Tiger Global co-led the pre-Series A round of $5.2 million in Vecmocon along with Blume Ventures.
“We are impressed with the deep commitment and progress that Peeyush, Adarshkumar and Shivam have made to solve long-term problems in India’s EV industry, and we are excited to partner with them as they build a high-quality global automotive tech company to support the adoption of EVs,” Connie Lee, partner, Tiger Global, said in a prepared statement.
The funding from the all-equity round will be used to build a business around the offerings created by Vecmocon, Asati said. He noted that the startup is planning to hire sales, HR, operations and finance people in the team, which currently has 20 engineers developing different hardware and software solutions.
Vecmocon, which is currently using labs at IIT Delhi, also plans to build its in-house labs to test and develop new offerings for the market.
“An electric vehicle is a technologically advanced product. For the larger number of OEMs, it is hard to develop the expertise to design and perfect the software and hardware components like a BMS (battery management system) or VIM (vehicle intelligence module). Such customers stand to win greatly by adopting Vecmocon’s platform which allows them to launch high-performance vehicles faster to the market. Over the last 5 years, Vecmocon has built a unique capability to engineer such data intensive components and deliver a highly robust and safe system,” said Arpit Agarwal, director, Blume Ventures.
In this financial year, Vecmocon claims to have already orders of around $5 million to execute — giving it touch points with 30,000-40,000 odd vehicles. Asati said that the plan is to power more than 100,000 vehicles by next year and the hit the milestone of 500,000 by 2025.

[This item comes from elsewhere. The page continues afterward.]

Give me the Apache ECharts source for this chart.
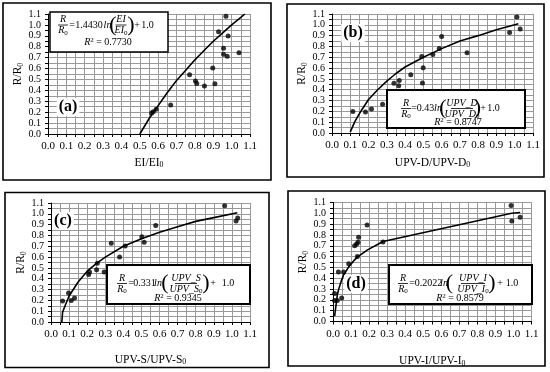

The startup also does not want to limit itself to India, as it has started working in a pilot phase with clients in global markets and has its initial customers in the U.S., Sri Lanka and Malaysia. Prior to the pre-Series A funding, Vecmocon had raised $300,000 in a strategic seed round in 2019 from Tessellate Tech Ventures. It also received seed support in a debt and equity mix from India’s Department of Science and Technology (DST).